━━ Provided data ━━

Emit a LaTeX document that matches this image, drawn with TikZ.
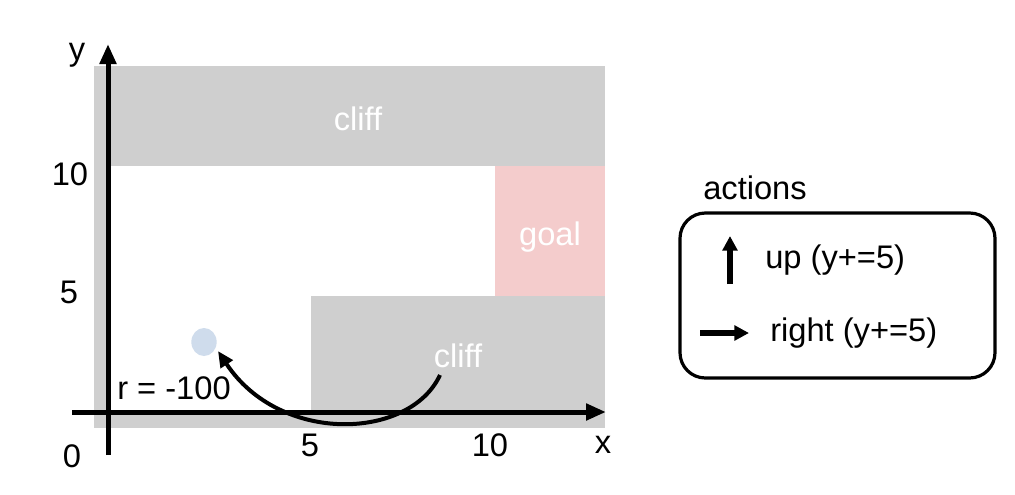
\documentclass[tikz,border=0pt]{standalone}
\usepackage{fontspec}
\setmainfont{Liberation Sans}
\usepackage{tikz}
\usetikzlibrary{arrows.meta,shapes.geometric}
\definecolor{cliffgray}{RGB}{207,207,207}
\definecolor{goalpink}{RGB}{244,204,204}
\definecolor{agentblue}{RGB}{207,220,236}

\begin{document}
\begin{tikzpicture}[x=0.75pt,y=-0.75pt,
    lbl/.style={font=\fontsize{24.5pt}{29pt}\selectfont,inner sep=0pt},
    axis/.style={line width=3.75pt,-{Triangle[length=15pt,width=12pt]}},
    act/.style={line width=4pt,-{Triangle[length=11pt,width=11pt]}}]
     \useasboundingbox (0,0) rectangle (1015,494);
     % grid world
     \fill[cliffgray] (94,66) rectangle (605,428);
     \fill[white]     (110,166) rectangle (495,412);
     \fill[cliffgray] (311,296) rectangle (605,412);
     \fill[goalpink]  (495,166) rectangle (605,296);
     % axes
     \coordinate (xstart) at (72,412);
     \coordinate (xend)   at (606,412);
     \coordinate (ystart) at (108,455);
     \coordinate (yend)   at (108,44);
     \draw[axis] (xstart) -- (xend);
     \draw[axis] (ystart) -- (yend);
     \node[lbl,anchor=base] (ylab)  at ( 77, 60) {y};
     \node[lbl,anchor=base] (xlab)  at (603,453) {x};
     \node[lbl,anchor=base] (ten)   at ( 70,185) {10};
     \node[lbl,anchor=base] (five)  at ( 69,303) {5};
     \node[lbl,anchor=base] (zero)  at ( 72,467) {0};
     \node[lbl,anchor=base] (xfive) at (310,456) {5};
     \node[lbl,anchor=base] (xten)  at (490,456) {10};
     % regions
     \node[lbl,anchor=base,white] (cliffup) at (358,130) {cliff};
     \node[lbl,anchor=base,white] (goal)    at (550,245) {goal};
     \node[lbl,anchor=base,white] (cliffdn) at (458,367) {cliff};
     \node[lbl,anchor=base west] (reward) at (117,399) {r = -100};
     % agent and jump back
     \node[ellipse,fill=agentblue,inner sep=0pt,minimum width=19pt,
           minimum height=21pt] (agent) at (204,342) {};
     \coordinate (fall) at (440,375);
     \coordinate (land) at (218,351);
     \draw[line width=3pt,-{Triangle[length=12pt,width=10.5pt]}]
      (fall) .. controls (410,440) and (280,445) .. (land);
     % actions
     \node[lbl,anchor=base] (actions) at (755,199) {actions};
     \draw[line width=2.4pt,rounded corners=19pt] (680,213) rectangle (995,378);
     \coordinate (upfrom) at (730,284);
     \coordinate (upto)   at (730,236);
     \coordinate (rtfrom) at (700,333);
     \coordinate (rtto)   at (749,333);
     \draw[act] (upfrom) -- (upto);
     \draw[act] (rtfrom) -- (rtto);
     \node[lbl,anchor=base west] (up)    at (765,268) {up (y+=5)};
     \node[lbl,anchor=base west] (right) at (770,341) {right (y+=5)};
    \end{tikzpicture}
\end{document}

━━━

> Objective: Repeat the data above exactly, but not the pictures.

> Response to this exercise:
Emit a LaTeX document that matches this image, drawn with TikZ.
\documentclass[tikz,border=0pt]{standalone}
\usepackage{fontspec}
\setmainfont{Liberation Sans}
\usepackage{tikz}
\usetikzlibrary{arrows.meta,shapes.geometric}
\definecolor{cliffgray}{RGB}{207,207,207}
\definecolor{goalpink}{RGB}{244,204,204}
\definecolor{agentblue}{RGB}{207,220,236}

\begin{document}
\begin{tikzpicture}[x=0.75pt,y=-0.75pt,
    lbl/.style={font=\fontsize{24.5pt}{29pt}\selectfont,inner sep=0pt},
    axis/.style={line width=3.75pt,-{Triangle[length=15pt,width=12pt]}},
    act/.style={line width=4pt,-{Triangle[length=11pt,width=11pt]}}]
     \useasboundingbox (0,0) rectangle (1015,494);
     % grid world
     \fill[cliffgray] (94,66) rectangle (605,428);
     \fill[white]     (110,166) rectangle (495,412);
     \fill[cliffgray] (311,296) rectangle (605,412);
     \fill[goalpink]  (495,166) rectangle (605,296);
     % axes
     \coordinate (xstart) at (72,412);
     \coordinate (xend)   at (606,412);
     \coordinate (ystart) at (108,455);
     \coordinate (yend)   at (108,44);
     \draw[axis] (xstart) -- (xend);
     \draw[axis] (ystart) -- (yend);
     \node[lbl,anchor=base] (ylab)  at ( 77, 60) {y};
     \node[lbl,anchor=base] (xlab)  at (603,453) {x};
     \node[lbl,anchor=base] (ten)   at ( 70,185) {10};
     \node[lbl,anchor=base] (five)  at ( 69,303) {5};
     \node[lbl,anchor=base] (zero)  at ( 72,467) {0};
     \node[lbl,anchor=base] (xfive) at (310,456) {5};
     \node[lbl,anchor=base] (xten)  at (490,456) {10};
     % regions
     \node[lbl,anchor=base,white] (cliffup) at (358,130) {cliff};
     \node[lbl,anchor=base,white] (goal)    at (550,245) {goal};
     \node[lbl,anchor=base,white] (cliffdn) at (458,367) {cliff};
     \node[lbl,anchor=base west] (reward) at (117,399) {r = -100};
     % agent and jump back
     \node[ellipse,fill=agentblue,inner sep=0pt,minimum width=19pt,
           minimum height=21pt] (agent) at (204,342) {};
     \coordinate (fall) at (440,375);
     \coordinate (land) at (218,351);
     \draw[line width=3pt,-{Triangle[length=12pt,width=10.5pt]}]
      (fall) .. controls (410,440) and (280,445) .. (land);
     % actions
     \node[lbl,anchor=base] (actions) at (755,199) {actions};
     \draw[line width=2.4pt,rounded corners=19pt] (680,213) rectangle (995,378);
     \coordinate (upfrom) at (730,284);
     \coordinate (upto)   at (730,236);
     \coordinate (rtfrom) at (700,333);
     \coordinate (rtto)   at (749,333);
     \draw[act] (upfrom) -- (upto);
     \draw[act] (rtfrom) -- (rtto);
     \node[lbl,anchor=base west] (up)    at (765,268) {up (y+=5)};
     \node[lbl,anchor=base west] (right) at (770,341) {right (y+=5)};
    \end{tikzpicture}
\end{document}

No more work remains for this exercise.